Hans took piano lessons from the age of 10. At 14 he was sent to the Wehrmacht’s Bückeburg Military Music School, where he added the double bass and tuba to his repertoire, though his studies were interrupted when the school was bombed by the Allies.
After the fall of the Nazis, Last played the double bass at gigs in American GI clubs, which exposed him to new jazz styles, and in 1946, with his brothers Werner and Robert, he became one of the first members of Hans Günther Oesterreich’s Radio Bremen Dance and Entertainment Orchestra. Two years later he co-founded the Last-Becker Ensemble, which performed for seven years, for three of which (1950–52) he was voted the best bassist in the country by a German jazz poll.
Afterwards he became the in-house arranger for Polydor Records, as well as for a number of European radio stations.
In the early 1960s Last began to release some albums of his own – initially with little success. His breakthrough did not come until the middle of the decade, when he found his “happy sound” and began performing with his own orchestra under the stage name James Last.
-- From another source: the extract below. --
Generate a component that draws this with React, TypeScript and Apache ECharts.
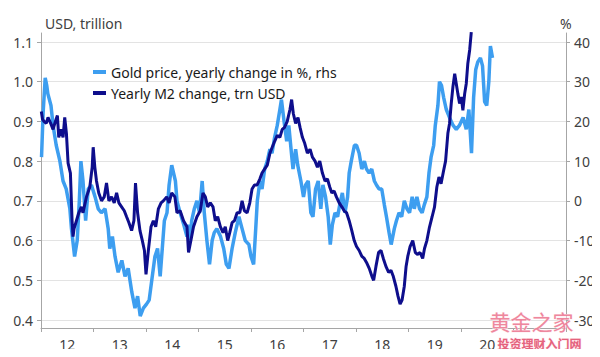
import React, { useEffect, useRef } from "react";
import * as echarts from "echarts";

// Gold price, yearly change in %, right-hand scale: [decimal year, %]
const goldYearlyChange: [number, number][] = [
  [2012.01, 11], [2012.04, 22], [2012.08, 31], [2012.11, 29], [2012.13, 27], [2012.19, 24], [2012.23, 19], [2012.29, 14], [2012.36, 10], [2012.42, 5], [2012.48, 3], [2012.55, -2], [2012.58, -7], [2012.64, -14], [2012.69, -10], [2012.73, 0], [2012.76, 10], [2012.8, 5], [2012.85, -5], [2012.9, 3], [2012.96, 4],
  [2013.03, 1], [2013.09, -2], [2013.15, -3], [2013.22, -2], [2013.28, -7], [2013.31, -12], [2013.36, -9], [2013.41, -14], [2013.47, -18], [2013.54, -15], [2013.6, -19], [2013.66, -17], [2013.73, -23], [2013.79, -27], [2013.84, -24], [2013.89, -29], [2013.95, -27],
  [2014.01, -26], [2014.06, -25], [2014.11, -20], [2014.17, -14], [2014.22, -12], [2014.27, -19], [2014.31, -12], [2014.35, -5], [2014.4, -3], [2014.44, 4], [2014.49, 9], [2014.56, 5], [2014.59, 0], [2014.65, -3], [2014.72, -6], [2014.78, -9], [2014.81, -6], [2014.84, -10], [2014.87, -5], [2014.92, -2], [2014.97, 0],
  [2015.02, -3], [2015.07, 5], [2015.11, -3], [2015.16, -10], [2015.21, -16], [2015.26, -10], [2015.3, -8], [2015.35, -7], [2015.42, -9], [2015.48, -12], [2015.53, -16], [2015.58, -17], [2015.64, -12], [2015.7, -8], [2015.77, -4], [2015.83, -7], [2015.89, -10], [2015.96, -11],
  [2016.0, -14], [2016.05, -16], [2016.09, -7], [2016.12, 0], [2016.17, 5], [2016.21, 3], [2016.26, 8], [2016.31, 10], [2016.36, 13], [2016.4, 12], [2016.45, 16], [2016.5, 19], [2016.55, 23], [2016.58, 25.5], [2016.63, 20], [2016.68, 15], [2016.72, 19], [2016.77, 12], [2016.8, 8], [2016.85, 13], [2016.89, 9], [2016.95, 5],
  [2017.0, 1], [2017.04, 4], [2017.09, 5], [2017.14, -3], [2017.18, -4], [2017.23, 3], [2017.28, 5], [2017.33, -2], [2017.37, 4], [2017.42, 1], [2017.47, -4], [2017.51, -11], [2017.55, -6], [2017.6, -3], [2017.65, -4], [2017.69, -1], [2017.74, 2], [2017.79, -3], [2017.84, 1], [2017.87, 7], [2017.91, 10], [2017.97, 14],
  [2018.01, 14], [2018.06, 12], [2018.11, 8], [2018.16, 10], [2018.2, 8], [2018.25, 7], [2018.3, 8], [2018.35, 5], [2018.39, 4], [2018.44, 3], [2018.49, 3], [2018.54, -1], [2018.58, -4], [2018.63, -8], [2018.67, -11], [2018.73, -7], [2018.77, -5], [2018.82, -3], [2018.87, -4], [2018.92, 0], [2018.97, -2],
  [2019.02, -3], [2019.07, 1], [2019.11, -2], [2019.16, 1], [2019.21, -2], [2019.26, -3], [2019.3, -1], [2019.35, 1], [2019.39, 7], [2019.43, 11], [2019.48, 14], [2019.51, 19], [2019.56, 24], [2019.59, 30], [2019.63, 29], [2019.67, 26], [2019.72, 23], [2019.78, 21], [2019.85, 19], [2019.91, 18], [2019.97, 19],
  [2020.04, 21], [2020.1, 18], [2020.15, 23], [2020.2, 12], [2020.24, 26], [2020.28, 33], [2020.32, 35], [2020.37, 36], [2020.41, 34], [2020.45, 25], [2020.49, 24], [2020.53, 30], [2020.56, 39], [2020.6, 36],
];

// Yearly M2 change, trillion USD, left-hand scale: [decimal year, trn USD]
const m2YearlyChange: [number, number][] = [
  [2012.006, 0.925], [2012.03, 0.905], [2012.057, 0.9], [2012.1, 0.895], [2012.134, 0.91], [2012.185, 0.895], [2012.23, 0.88], [2012.274, 0.9], [2012.312, 0.915], [2012.338, 0.86], [2012.376, 0.88], [2012.42, 0.86], [2012.452, 0.91], [2012.484, 0.87], [2012.516, 0.795], [2012.56, 0.77], [2012.592, 0.65], [2012.61, 0.61], [2012.63, 0.63], [2012.675, 0.65], [2012.72, 0.67], [2012.77, 0.685], [2012.8, 0.67], [2012.866, 0.71], [2012.93, 0.735], [2012.975, 0.785], [2012.994, 0.835],
  [2013.025, 0.785], [2013.057, 0.75], [2013.1, 0.72], [2013.153, 0.7], [2013.204, 0.71], [2013.248, 0.745], [2013.293, 0.7], [2013.344, 0.71], [2013.395, 0.695], [2013.44, 0.72], [2013.484, 0.695], [2013.535, 0.685], [2013.586, 0.675], [2013.63, 0.66], [2013.675, 0.645], [2013.726, 0.625], [2013.77, 0.65], [2013.8, 0.745], [2013.84, 0.67], [2013.885, 0.625], [2013.93, 0.6], [2013.97, 0.575],
  [2014.0, 0.515], [2014.045, 0.575], [2014.096, 0.635], [2014.14, 0.65], [2014.185, 0.635], [2014.236, 0.68], [2014.287, 0.695], [2014.33, 0.7], [2014.395, 0.71], [2014.44, 0.695], [2014.49, 0.72], [2014.55, 0.71], [2014.59, 0.67], [2014.65, 0.675], [2014.715, 0.65], [2014.78, 0.635], [2014.81, 0.57], [2014.855, 0.6], [2014.905, 0.635], [2014.97, 0.66],
  [2015.034, 0.675], [2015.085, 0.72], [2015.13, 0.71], [2015.175, 0.685], [2015.225, 0.695], [2015.276, 0.685], [2015.32, 0.65], [2015.365, 0.66], [2015.416, 0.635], [2015.467, 0.62], [2015.51, 0.635], [2015.556, 0.6], [2015.595, 0.62], [2015.64, 0.645], [2015.685, 0.65], [2015.735, 0.67], [2015.786, 0.67], [2015.83, 0.7], [2015.875, 0.675], [2015.926, 0.67], [2015.977, 0.695],
  [2016.02, 0.73], [2016.066, 0.74], [2016.117, 0.74], [2016.168, 0.755], [2016.21, 0.77], [2016.258, 0.78], [2016.31, 0.79], [2016.36, 0.82], [2016.404, 0.835], [2016.45, 0.85], [2016.5, 0.865], [2016.55, 0.86], [2016.595, 0.88], [2016.64, 0.885], [2016.69, 0.9], [2016.742, 0.93], [2016.774, 0.955], [2016.806, 0.92], [2016.85, 0.895], [2016.895, 0.91], [2016.934, 0.885], [2016.979, 0.86],
  [2017.023, 0.845], [2017.074, 0.82], [2017.125, 0.83], [2017.17, 0.81], [2017.22, 0.8], [2017.265, 0.785], [2017.31, 0.8], [2017.36, 0.77], [2017.41, 0.75], [2017.456, 0.755], [2017.5, 0.735], [2017.54, 0.72], [2017.583, 0.725], [2017.627, 0.71], [2017.68, 0.695], [2017.73, 0.685], [2017.774, 0.675], [2017.82, 0.67], [2017.87, 0.65], [2017.92, 0.625], [2017.966, 0.6],
  [2018.01, 0.585], [2018.06, 0.575], [2018.112, 0.56], [2018.157, 0.555], [2018.2, 0.545], [2018.252, 0.53], [2018.303, 0.51], [2018.336, 0.5], [2018.38, 0.535], [2018.43, 0.57], [2018.476, 0.575], [2018.52, 0.555], [2018.57, 0.535], [2018.622, 0.52], [2018.666, 0.525], [2018.71, 0.51], [2018.76, 0.485], [2018.8, 0.46], [2018.84, 0.44], [2018.877, 0.45], [2018.92, 0.485], [2018.954, 0.535], [2018.986, 0.56],
  [2019.03, 0.585], [2019.081, 0.6], [2019.13, 0.57], [2019.176, 0.565], [2019.22, 0.57], [2019.27, 0.555], [2019.305, 0.58], [2019.35, 0.6], [2019.4, 0.634], [2019.45, 0.66], [2019.495, 0.684], [2019.54, 0.735], [2019.58, 0.76], [2019.62, 0.743], [2019.67, 0.777], [2019.706, 0.8], [2019.75, 0.87], [2019.782, 0.895], [2019.814, 0.945], [2019.846, 0.987], [2019.88, 1.02], [2019.91, 0.995], [2019.94, 0.97], [2019.973, 0.945],
  [2020.005, 0.962], [2020.036, 0.928], [2020.07, 0.97], [2020.1, 0.995], [2020.13, 1.046], [2020.165, 1.08], [2020.196, 1.125],
];

const yearLabels = ["12", "13", "14", "15", "16", "17", "18", "19", "20", ""];
const leftTicks = { min: 0.4, max: 1.1, step: 0.1 };
const rightTicks = { min: -30, max: 40, step: 10 };

const GOLD_NAME = "Gold price, yearly change in %, rhs";
const M2_NAME = "Yearly M2 change, trn USD";
const FONT = "'Noto Sans', 'Open Sans', sans-serif";
const LABEL_COLOR = "#404040";
const AXIS_COLOR = "#a6a6a6";

export default function App() {
  const ref = useRef<HTMLDivElement>(null);

  useEffect(() => {
    if (!ref.current) return;
    const chart = echarts.init(ref.current, undefined, { renderer: "svg" });
    const gridL = 41;
    const gridR = 34;
    chart.setOption({
      animation: false,
      backgroundColor: "#ffffff",
      textStyle: { fontFamily: FONT },
      title: [
        { text: "USD, trillion", left: 40, top: 11, textStyle: { fontSize: 14, fontWeight: "normal", color: LABEL_COLOR, fontFamily: FONT } },
        { text: "%", left: 555, top: 11, textStyle: { fontSize: 14, fontWeight: "normal", color: LABEL_COLOR, fontFamily: FONT } },
      ],
      legend: {
        orient: "vertical",
        left: 88,
        top: 60,
        itemWidth: 13,
        itemHeight: 4,
        itemGap: 7,
        icon: "rect",
        textStyle: { fontSize: 14, color: "#1a1a1a", fontFamily: FONT },
        data: [GOLD_NAME, M2_NAME],
      },
      grid: [
        { left: gridL, right: gridR, top: 42, bottom: 37 },
        { left: gridL, right: gridR, top: 33, bottom: 29 },
      ],
      xAxis: [
        { type: "value", gridIndex: 0, min: 2012, max: 2022, show: false },
        {
          type: "category",
          gridIndex: 1,
          data: yearLabels,
          boundaryGap: true,
          axisLine: { show: true, lineStyle: { color: AXIS_COLOR, width: 1 } },
          axisTick: { show: true, length: 4, inside: false, lineStyle: { color: AXIS_COLOR } },
          axisLabel: { fontSize: 14, color: LABEL_COLOR, margin: 9, fontFamily: FONT },
          splitLine: { show: false },
        },
      ],
      yAxis: [
        {
          type: "value",
          gridIndex: 0,
          position: "left",
          min: leftTicks.min,
          max: leftTicks.max,
          interval: leftTicks.step,
          axisLine: { show: true, lineStyle: { color: AXIS_COLOR } },
          axisTick: { show: true, length: 4, lineStyle: { color: AXIS_COLOR } },
          axisLabel: { fontSize: 14, color: LABEL_COLOR, margin: 8, formatter: (v: number) => v.toFixed(1), fontFamily: FONT },
          splitLine: { show: true, lineStyle: { color: "#e3e3e3", width: 1 } },
        },
        {
          type: "value",
          gridIndex: 0,
          position: "right",
          min: rightTicks.min,
          max: rightTicks.max,
          interval: rightTicks.step,
          axisLine: { show: true, lineStyle: { color: AXIS_COLOR } },
          axisTick: { show: true, length: 4, lineStyle: { color: AXIS_COLOR } },
          axisLabel: { fontSize: 14, color: LABEL_COLOR, margin: 8, fontFamily: FONT },
          splitLine: { show: false },
        },
        {
          type: "value",
          gridIndex: 1,
          position: "left",
          min: 0,
          max: 1,
          axisLine: { show: true, lineStyle: { color: AXIS_COLOR } },
          axisTick: { show: false },
          axisLabel: { show: false },
          splitLine: { show: false },
        },
        {
          type: "value",
          gridIndex: 1,
          position: "right",
          min: 0,
          max: 1,
          axisLine: { show: true, lineStyle: { color: AXIS_COLOR } },
          axisTick: { show: false },
          axisLabel: { show: false },
          splitLine: { show: false },
        },
      ],
      series: [
        {
          name: GOLD_NAME,
          type: "line",
          xAxisIndex: 0,
          yAxisIndex: 1,
          data: goldYearlyChange,
          showSymbol: false,
          symbol: "none",
          clip: false,
          color: "#3d9ef0",
          lineStyle: { color: "#3d9ef0", width: 3.5 },
          z: 3,
        },
        {
          name: M2_NAME,
          type: "line",
          xAxisIndex: 0,
          yAxisIndex: 0,
          data: m2YearlyChange,
          showSymbol: false,
          symbol: "none",
          clip: false,
          color: "#0e0e8c",
          lineStyle: { color: "#0e0e8c", width: 3 },
          z: 4,
        },
      ],
      graphic: [
        {
          type: "text",
          left: 489,
          top: 310,
          z: 100,
          style: {
            text: "黄金之家",
            fontSize: 21,
            fontFamily: "'Noto Sans CJK SC', sans-serif",
            fill: "rgba(236,120,145,0.9)",
            stroke: "rgba(255,235,240,0.9)",
            lineWidth: 1,
          },
        },
        {
          type: "text",
          left: 497,
          top: 337,
          z: 100,
          style: {
            text: "投资理财入门网",
            fontSize: 12,
            fontWeight: "bold",
            fontFamily: "'Noto Sans CJK SC', sans-serif",
            fill: "rgba(225,80,110,0.9)",
            stroke: "rgba(255,220,228,0.9)",
            lineWidth: 1,
          },
        },
      ],
    });
    return () => chart.dispose();
  }, []);

  return <div ref={ref} style={{ width: 600, height: 357, margin: -8 }} />;
}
His Non-Stop Dancing (1965), a recording of brief renditions of popular songs, all linked together with an insistent beat and atmospheric background “party noises”, made him a major European star. “My idea was that you open the door and hear the party sounds,” he explained. “You think there is a party going on even if there are only two people in the room.”
One of Last's records with Polydor
Once his albums started to fly off the shelves, Last began touring and became an even bigger success. Recreating the party atmosphere in the concert hall, he managed to get audiences on their feet and dancing in the aisles; in Hamburg they became positively delirious. He gave his first concert in Britain in October 1971 at the New Victoria Theatre in London; when he returned in 1973, the tour included three sell-out concerts at the Royal Albert Hall.
By 1973 Last had already racked up 100 golden records, sold 80 million LPs and had toured most of the world: “He has been to Russia and created scenes of ludicrous Western cultural decadence in Moscow’s grand stadium of sport,” a Billboard critic reported. “He has been to Canada, the Netherlands, Scandinavia, South Africa, Australia, New Zealand and Singapore. Music fans in Outer Mongolia need not get too perturbed. He’s bound to find time to visit them soon.”
But it was not just the post-war generation that took Last to their hearts. When one of his tracks, The Seduction, was used as the theme tune in the 1980 film American Gigolo, he found a new audience, and when the film director Quentin Tarantino used his recording of The Lonely Shepherd for Kill Bill: Volume 1 (2003), his credibility was assured into the new century.
Last ended his performing career in April this year with two concerts at the Albert Hall – his 89th and 90th at the venue, and a final performance in Cologne.
James Last in performance earlier this year 
By his own admission Last played as hard as he worked and his memoirs, My Autobiography (2007), revealed a man whose workaholic lifestyle and enthusiastic partying (including struggles with alcohol and serial womanising) blinded him to the demands of his family for many years. He always enjoyed a close relationship with his orchestra, however, many members of which had been with him from the beginning to the end of his career.
When his first wife Waltraud, whom he had married in 1955, died in 1997 he moderated the more excessive aspects of his behaviour, eventually marrying his second wife Christine, with whom he divided his time between homes in Hamburg and Florida. She survives him, with two children of his first marriage.